The Making of Resource Regions: Understanding Multiple Agencies and Motivations

Authors: Juha Kotilainen*, University of Eastern Finland
Topics: Cultural and Political Ecology, Resources, Development
Keywords: resource extraction, political ecology, resource regions, regionalism, extractivism
Session Type: Paper
Day: 4/6/2019
Start / End Time: 5:00 PM / 6:40 PM
Room: Marriott Ballroom Salon 3, Marriott, Lobby Level
Presentation File: No File Uploaded


Regions are an overlooked scale of action and politics in research on geographies of resource extraction. The paper makes the case that we need to increase understandings of the ways in which regionalism, including regional identities, play a role in advancing the activities of resource exploitation. Often in research based on case studies of individual local communities affected by resource extraction, the communities are seen in opposition to the extractive activities. On the other hand, the role of national governments has been explored in the new extractivism literature. However, while the opposition of local actors and industries, sometimes aligned with governmental actors, is well documented and theorized in literature, often there are political and economic actors in resource regions who support the intensification of resource extraction.
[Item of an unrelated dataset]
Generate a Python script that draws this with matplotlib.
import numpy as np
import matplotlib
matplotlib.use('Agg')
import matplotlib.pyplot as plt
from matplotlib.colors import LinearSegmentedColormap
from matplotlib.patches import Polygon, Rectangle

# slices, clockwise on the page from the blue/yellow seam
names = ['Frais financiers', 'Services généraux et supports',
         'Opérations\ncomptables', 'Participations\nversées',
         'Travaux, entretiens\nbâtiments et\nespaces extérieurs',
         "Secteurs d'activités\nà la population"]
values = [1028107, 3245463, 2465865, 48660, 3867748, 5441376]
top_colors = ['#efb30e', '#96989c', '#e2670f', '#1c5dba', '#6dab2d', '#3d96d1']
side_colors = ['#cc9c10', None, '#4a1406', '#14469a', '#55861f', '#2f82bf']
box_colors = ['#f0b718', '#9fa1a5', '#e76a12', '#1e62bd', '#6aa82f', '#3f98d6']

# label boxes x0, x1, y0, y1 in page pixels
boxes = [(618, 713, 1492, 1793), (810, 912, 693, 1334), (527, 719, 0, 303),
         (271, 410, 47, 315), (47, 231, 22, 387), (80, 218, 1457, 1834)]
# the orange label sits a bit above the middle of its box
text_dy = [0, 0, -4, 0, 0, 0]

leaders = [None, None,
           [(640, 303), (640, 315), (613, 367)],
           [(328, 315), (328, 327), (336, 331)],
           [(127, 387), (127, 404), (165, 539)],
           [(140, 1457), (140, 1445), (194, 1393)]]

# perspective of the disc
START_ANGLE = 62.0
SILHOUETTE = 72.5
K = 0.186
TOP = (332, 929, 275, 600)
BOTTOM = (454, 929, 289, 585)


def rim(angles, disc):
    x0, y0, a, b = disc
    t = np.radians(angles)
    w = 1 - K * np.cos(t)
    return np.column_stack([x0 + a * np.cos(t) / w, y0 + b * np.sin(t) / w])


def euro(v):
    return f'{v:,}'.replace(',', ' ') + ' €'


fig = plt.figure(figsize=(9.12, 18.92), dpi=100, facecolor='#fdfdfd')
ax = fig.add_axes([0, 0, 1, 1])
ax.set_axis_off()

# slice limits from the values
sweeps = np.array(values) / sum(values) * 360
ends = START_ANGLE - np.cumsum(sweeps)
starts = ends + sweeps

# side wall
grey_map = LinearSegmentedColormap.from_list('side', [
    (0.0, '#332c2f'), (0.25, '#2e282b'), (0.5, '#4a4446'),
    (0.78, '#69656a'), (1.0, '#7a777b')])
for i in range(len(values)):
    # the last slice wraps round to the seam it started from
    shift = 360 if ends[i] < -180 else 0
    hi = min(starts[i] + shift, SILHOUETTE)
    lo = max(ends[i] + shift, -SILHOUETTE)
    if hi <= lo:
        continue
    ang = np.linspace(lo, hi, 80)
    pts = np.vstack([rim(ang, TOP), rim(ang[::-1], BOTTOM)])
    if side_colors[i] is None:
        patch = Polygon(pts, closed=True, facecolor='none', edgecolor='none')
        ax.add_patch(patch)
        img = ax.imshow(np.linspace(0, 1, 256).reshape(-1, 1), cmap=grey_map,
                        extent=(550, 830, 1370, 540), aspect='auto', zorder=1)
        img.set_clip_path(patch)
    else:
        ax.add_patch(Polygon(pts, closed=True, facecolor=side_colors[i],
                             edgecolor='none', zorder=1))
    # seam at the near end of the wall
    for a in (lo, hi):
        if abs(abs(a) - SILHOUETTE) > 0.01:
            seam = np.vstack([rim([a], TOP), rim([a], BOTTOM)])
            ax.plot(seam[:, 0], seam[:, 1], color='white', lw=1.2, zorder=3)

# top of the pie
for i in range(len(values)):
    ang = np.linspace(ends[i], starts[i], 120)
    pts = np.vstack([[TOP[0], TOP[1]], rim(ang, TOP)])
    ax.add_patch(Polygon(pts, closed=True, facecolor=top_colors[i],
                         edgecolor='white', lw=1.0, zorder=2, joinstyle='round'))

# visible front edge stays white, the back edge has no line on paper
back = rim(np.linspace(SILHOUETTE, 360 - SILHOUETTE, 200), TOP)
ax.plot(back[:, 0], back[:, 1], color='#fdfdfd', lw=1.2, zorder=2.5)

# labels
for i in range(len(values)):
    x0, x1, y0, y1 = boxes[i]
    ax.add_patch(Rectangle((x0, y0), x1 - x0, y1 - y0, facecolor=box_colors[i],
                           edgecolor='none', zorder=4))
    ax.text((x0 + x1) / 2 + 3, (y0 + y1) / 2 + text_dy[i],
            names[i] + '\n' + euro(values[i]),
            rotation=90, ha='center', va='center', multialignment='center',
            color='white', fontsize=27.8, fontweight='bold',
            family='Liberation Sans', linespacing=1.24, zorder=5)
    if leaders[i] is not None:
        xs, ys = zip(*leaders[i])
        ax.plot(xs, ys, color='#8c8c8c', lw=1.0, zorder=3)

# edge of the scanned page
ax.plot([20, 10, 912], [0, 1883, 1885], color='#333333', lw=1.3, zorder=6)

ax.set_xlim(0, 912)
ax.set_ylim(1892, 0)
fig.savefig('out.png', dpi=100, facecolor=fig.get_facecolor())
It is argued in the paper that we need to take steps towards understanding the motivations of these mediating actors, regarding the social and environmental conditions with which they deal. It is further argued that this understanding should be part of the political economic and political ecology analysis of controversies related to the extractive industries. It is suggested that examining the ways in which regions produce and reproduce their identities as resource-based would be benefit for scholarly understandings over geographies of resource extraction. The paper outlines these territorial political ambitions and aspirations and calls for research to be undertaken on the emergence of resource regionalism, as complementary to the notions of resource nationalism and new extractivism.